_Task requirements_
Gather each line of the entries below that includes "picture".

Stored records
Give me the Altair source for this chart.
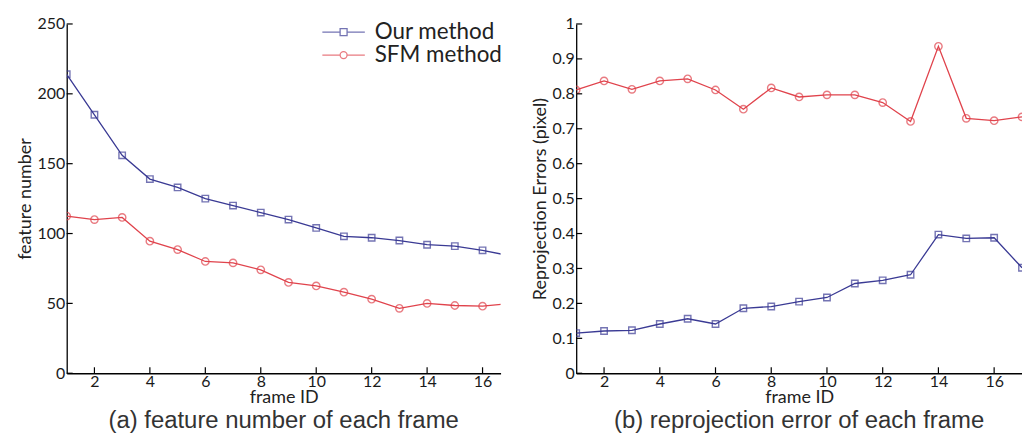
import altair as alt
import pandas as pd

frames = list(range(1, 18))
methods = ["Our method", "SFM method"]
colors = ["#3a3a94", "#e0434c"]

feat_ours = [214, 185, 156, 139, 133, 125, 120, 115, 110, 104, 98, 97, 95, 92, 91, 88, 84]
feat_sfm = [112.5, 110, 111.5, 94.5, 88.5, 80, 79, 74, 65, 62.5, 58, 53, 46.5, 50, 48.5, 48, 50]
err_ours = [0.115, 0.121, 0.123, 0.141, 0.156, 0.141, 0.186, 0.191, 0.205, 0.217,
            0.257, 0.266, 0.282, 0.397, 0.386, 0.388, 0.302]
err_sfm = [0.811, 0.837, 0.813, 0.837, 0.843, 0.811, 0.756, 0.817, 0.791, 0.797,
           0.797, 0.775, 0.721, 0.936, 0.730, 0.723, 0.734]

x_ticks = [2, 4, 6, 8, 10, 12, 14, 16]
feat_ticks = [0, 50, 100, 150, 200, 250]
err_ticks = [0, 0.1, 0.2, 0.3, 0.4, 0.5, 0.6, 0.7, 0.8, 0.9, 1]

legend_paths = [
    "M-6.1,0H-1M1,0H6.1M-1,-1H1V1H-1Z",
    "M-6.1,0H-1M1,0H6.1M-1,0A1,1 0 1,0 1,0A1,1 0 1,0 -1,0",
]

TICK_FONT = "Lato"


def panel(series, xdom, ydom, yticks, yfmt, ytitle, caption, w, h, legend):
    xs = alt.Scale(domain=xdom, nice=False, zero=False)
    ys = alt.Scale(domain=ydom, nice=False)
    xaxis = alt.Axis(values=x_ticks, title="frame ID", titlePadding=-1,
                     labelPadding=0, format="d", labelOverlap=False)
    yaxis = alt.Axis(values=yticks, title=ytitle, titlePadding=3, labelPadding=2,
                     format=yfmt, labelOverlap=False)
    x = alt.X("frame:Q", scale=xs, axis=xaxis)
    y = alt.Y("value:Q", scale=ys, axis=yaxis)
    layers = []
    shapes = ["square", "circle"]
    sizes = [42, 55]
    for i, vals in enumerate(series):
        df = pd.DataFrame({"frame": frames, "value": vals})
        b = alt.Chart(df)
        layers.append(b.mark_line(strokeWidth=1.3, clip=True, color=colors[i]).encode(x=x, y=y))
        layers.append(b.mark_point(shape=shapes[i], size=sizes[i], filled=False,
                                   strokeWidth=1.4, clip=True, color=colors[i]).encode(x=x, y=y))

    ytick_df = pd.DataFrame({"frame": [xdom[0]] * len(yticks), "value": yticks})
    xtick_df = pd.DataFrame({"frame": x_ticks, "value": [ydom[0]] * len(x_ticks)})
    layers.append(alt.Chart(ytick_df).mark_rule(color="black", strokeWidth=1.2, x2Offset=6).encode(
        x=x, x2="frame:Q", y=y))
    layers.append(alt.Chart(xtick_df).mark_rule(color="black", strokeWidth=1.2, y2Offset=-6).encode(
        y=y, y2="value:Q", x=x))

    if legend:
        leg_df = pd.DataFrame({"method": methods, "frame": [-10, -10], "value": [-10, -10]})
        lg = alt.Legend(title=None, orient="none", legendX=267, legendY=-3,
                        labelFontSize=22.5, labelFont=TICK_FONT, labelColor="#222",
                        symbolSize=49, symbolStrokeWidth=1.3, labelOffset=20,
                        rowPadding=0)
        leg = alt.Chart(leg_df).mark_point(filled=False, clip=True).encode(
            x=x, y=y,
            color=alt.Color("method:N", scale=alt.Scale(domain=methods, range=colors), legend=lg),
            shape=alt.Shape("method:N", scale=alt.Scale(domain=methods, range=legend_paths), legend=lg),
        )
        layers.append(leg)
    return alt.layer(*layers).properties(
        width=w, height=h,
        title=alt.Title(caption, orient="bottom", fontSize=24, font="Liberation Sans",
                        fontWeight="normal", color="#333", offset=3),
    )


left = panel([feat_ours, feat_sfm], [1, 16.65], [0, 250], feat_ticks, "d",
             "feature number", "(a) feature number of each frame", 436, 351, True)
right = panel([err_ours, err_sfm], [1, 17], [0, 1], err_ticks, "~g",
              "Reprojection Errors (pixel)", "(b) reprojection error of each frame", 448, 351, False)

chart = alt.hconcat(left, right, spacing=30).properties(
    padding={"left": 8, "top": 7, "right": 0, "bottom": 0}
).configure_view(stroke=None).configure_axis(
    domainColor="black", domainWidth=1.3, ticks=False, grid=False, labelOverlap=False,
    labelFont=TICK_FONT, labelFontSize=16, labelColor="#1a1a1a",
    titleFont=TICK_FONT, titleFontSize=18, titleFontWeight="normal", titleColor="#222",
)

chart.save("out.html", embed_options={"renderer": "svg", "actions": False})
==
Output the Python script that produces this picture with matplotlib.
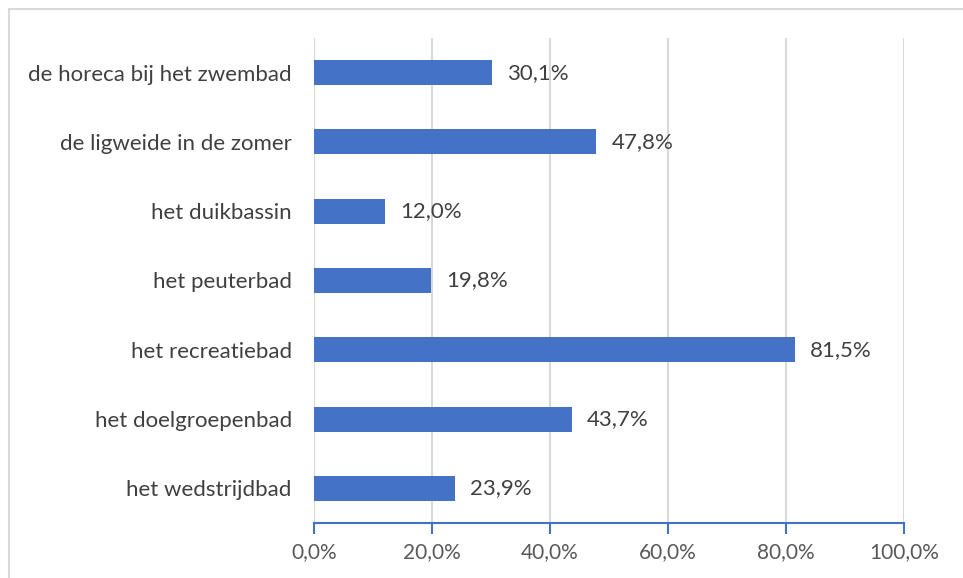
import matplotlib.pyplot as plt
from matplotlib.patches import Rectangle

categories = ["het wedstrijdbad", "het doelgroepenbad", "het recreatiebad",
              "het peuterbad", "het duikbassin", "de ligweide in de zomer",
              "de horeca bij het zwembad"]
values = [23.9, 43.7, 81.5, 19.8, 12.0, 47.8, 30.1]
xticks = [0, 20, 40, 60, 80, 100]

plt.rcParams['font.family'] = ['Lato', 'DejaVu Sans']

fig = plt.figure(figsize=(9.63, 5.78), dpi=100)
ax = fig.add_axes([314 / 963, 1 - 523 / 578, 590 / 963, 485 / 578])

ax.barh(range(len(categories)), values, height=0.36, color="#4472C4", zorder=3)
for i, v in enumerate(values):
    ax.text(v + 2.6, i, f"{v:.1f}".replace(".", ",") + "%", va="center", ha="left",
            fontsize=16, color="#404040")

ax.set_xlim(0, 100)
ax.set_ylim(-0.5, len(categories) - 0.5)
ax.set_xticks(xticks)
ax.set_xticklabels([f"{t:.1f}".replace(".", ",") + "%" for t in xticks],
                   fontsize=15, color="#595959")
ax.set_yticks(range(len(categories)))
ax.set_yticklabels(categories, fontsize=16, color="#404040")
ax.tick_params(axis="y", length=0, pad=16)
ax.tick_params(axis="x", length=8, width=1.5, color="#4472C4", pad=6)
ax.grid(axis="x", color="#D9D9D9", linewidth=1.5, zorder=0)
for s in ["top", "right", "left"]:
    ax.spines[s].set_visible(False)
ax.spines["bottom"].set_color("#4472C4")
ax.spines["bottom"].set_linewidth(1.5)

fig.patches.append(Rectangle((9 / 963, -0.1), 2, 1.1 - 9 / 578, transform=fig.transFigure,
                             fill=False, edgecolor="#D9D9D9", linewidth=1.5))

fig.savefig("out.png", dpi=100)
...
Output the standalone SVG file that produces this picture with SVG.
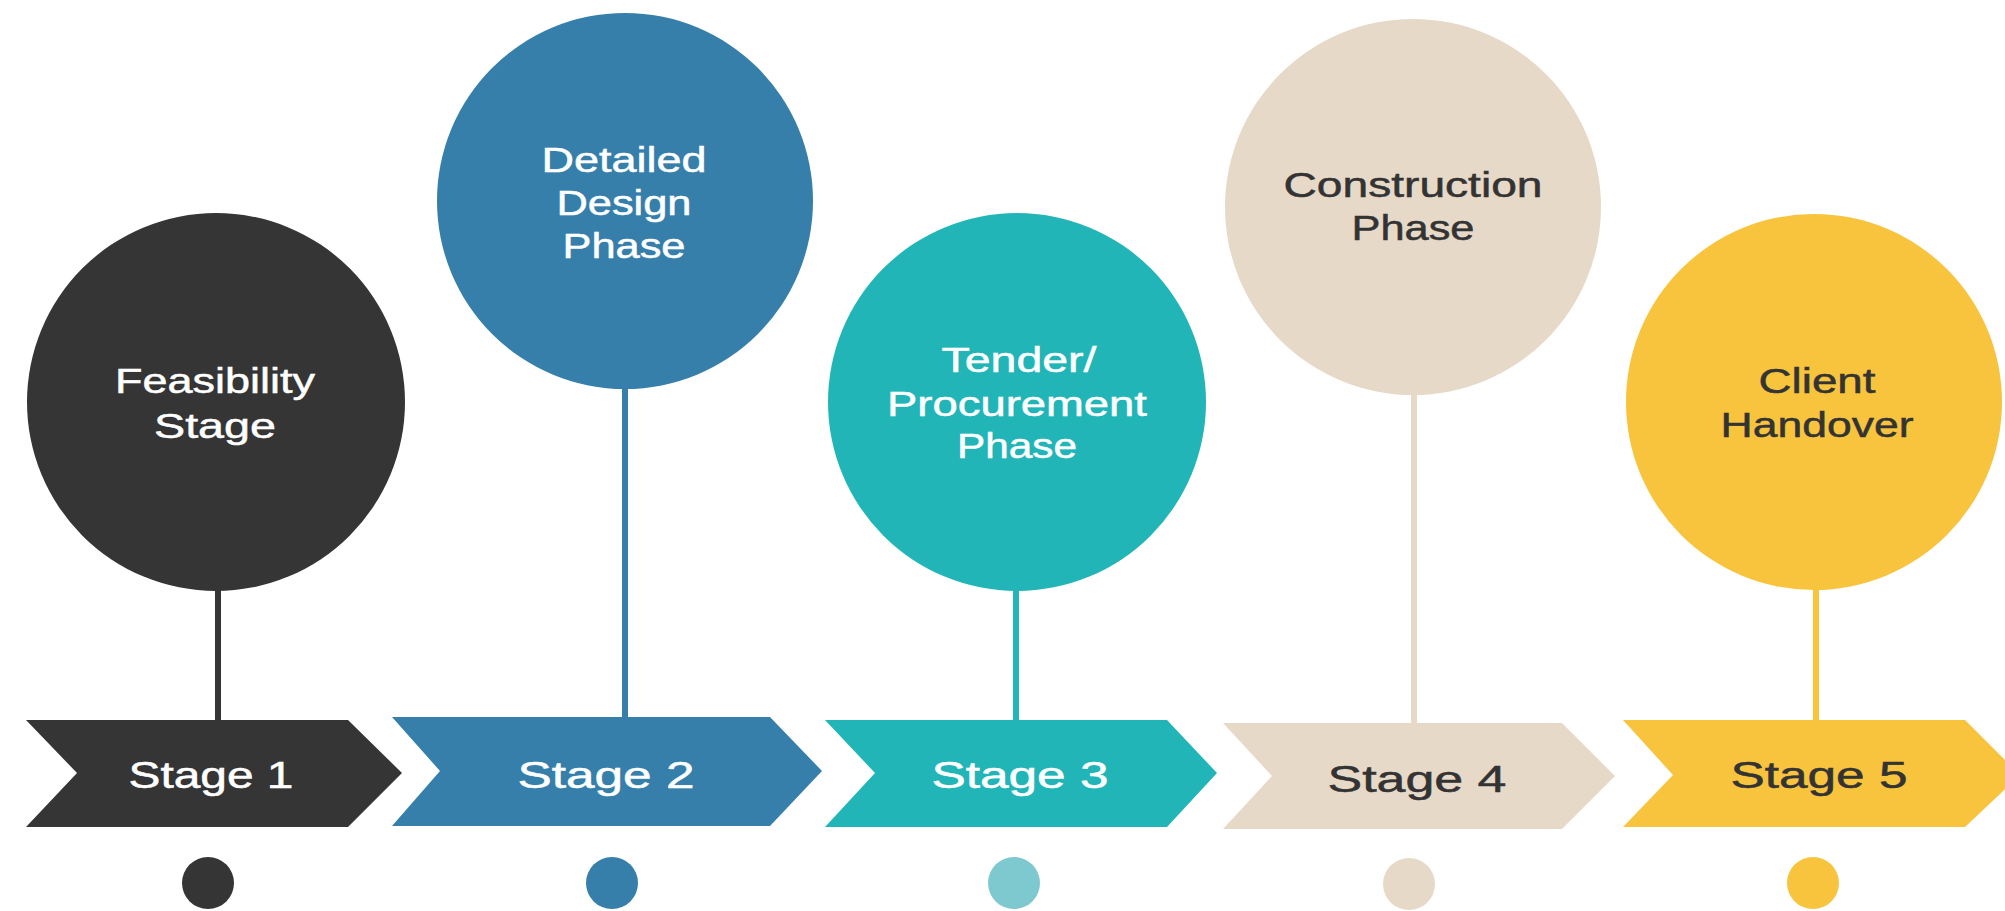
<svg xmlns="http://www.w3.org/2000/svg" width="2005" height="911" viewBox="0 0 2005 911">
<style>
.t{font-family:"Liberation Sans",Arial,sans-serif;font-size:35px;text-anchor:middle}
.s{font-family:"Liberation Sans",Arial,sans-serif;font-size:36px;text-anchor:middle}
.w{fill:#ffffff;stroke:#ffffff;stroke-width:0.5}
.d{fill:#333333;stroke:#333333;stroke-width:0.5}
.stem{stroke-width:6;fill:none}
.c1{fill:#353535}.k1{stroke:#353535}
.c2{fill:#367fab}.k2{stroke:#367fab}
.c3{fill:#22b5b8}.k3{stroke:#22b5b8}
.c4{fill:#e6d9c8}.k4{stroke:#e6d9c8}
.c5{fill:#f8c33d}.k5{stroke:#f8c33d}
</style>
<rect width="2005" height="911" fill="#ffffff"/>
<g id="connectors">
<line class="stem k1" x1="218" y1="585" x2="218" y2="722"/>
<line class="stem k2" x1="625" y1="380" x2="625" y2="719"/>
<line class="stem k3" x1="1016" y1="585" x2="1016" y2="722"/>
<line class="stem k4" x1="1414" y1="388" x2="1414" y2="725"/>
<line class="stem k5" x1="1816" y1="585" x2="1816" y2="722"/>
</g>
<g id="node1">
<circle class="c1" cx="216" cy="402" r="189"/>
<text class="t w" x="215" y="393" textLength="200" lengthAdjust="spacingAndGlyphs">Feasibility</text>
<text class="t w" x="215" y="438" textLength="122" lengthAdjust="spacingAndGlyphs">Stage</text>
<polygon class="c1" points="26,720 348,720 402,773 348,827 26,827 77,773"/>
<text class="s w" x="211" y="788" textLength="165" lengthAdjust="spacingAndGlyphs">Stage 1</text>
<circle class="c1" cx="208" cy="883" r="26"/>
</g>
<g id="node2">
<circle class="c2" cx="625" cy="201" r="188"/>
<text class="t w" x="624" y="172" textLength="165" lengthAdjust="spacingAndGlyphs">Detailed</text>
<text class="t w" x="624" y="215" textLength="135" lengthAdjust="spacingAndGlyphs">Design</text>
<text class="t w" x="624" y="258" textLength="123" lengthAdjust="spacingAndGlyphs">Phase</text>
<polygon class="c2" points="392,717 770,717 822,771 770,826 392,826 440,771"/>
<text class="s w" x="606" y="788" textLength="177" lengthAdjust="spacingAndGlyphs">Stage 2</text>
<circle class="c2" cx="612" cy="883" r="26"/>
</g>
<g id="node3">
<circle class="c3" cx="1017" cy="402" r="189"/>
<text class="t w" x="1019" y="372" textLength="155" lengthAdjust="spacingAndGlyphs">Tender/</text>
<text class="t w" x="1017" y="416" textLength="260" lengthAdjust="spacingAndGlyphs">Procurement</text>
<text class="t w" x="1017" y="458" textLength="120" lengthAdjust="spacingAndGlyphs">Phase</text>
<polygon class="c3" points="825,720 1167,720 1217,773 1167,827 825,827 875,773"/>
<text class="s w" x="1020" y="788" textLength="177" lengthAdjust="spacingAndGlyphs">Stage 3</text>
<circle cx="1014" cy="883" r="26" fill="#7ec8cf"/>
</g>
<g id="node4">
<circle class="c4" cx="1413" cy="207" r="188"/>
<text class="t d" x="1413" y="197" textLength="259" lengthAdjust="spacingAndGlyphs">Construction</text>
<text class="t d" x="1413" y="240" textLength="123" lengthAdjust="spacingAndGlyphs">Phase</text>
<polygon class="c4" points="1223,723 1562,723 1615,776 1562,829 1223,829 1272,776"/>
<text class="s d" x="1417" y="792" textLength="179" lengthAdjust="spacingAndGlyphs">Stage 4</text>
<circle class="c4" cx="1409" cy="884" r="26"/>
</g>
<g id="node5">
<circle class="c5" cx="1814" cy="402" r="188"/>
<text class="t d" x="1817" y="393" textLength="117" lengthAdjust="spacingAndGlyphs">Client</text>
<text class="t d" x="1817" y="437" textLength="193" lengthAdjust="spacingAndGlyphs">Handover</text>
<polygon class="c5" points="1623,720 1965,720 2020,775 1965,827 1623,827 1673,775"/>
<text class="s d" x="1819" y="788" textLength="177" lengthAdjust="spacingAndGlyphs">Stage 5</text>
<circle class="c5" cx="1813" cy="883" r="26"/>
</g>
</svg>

_The response_
Output the Python script that produces this picture with matplotlib.
Output the standalone SVG file that produces this picture with SVG.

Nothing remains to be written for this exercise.